Maintenance, repair, and overhaul (MRO) is a critical lever for airlines to avoid delays and drive down overhead. However, 30% of total delay time in the aviation industry is due to unexpected maintenance issues, often with no clear early indication of where failure occurred.
Now, airlines and MRO service providers are working to implement sensors, data warehouses, and digital models that predict equipment failures before they affect flight schedules.
Currently, activities like maintenance checkups, procurement, and tarmac services account for around 9% of airline operating costs, according to IATA. But data-forward solutions can pay dividends for airlines working to sustain passenger trust and keep costs down.

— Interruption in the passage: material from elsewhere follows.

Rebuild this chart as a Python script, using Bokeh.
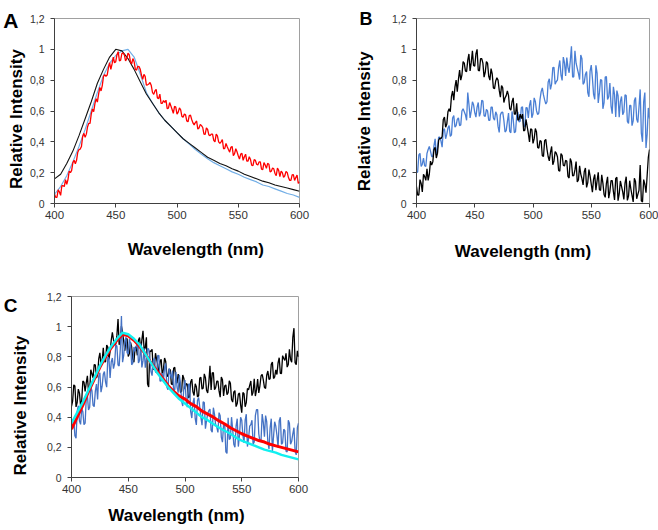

Airlines that have invested in data-driven maintenance — like KLM — are already seeing returns, predicting issues up to 15 days ahead of time and cutting the necessary on-site part inventory in half.
Below, we used CB Insights data to look at the current state of analytics tools in MRO and where the space is headed next.
- Airlines can use plane sensor data to predict part failures, although isolating abnormalities close to real time remains challenging.
- The growing volume of historical data and increased digitization of MRO processes are creating opportunities for analytics software.
- Digital twins and manufacturing data collection will increasingly augment physical sensor models and open new opportunities for operational analysis.
Factors considered in plane maintenance typically include past part failures, usage loads, maintenance history, and more. Weather conditions and route fluctuations are tough to keep track of, and airlines need to accurately monitor a lot of information about the stresses on plane parts to meet safety standards.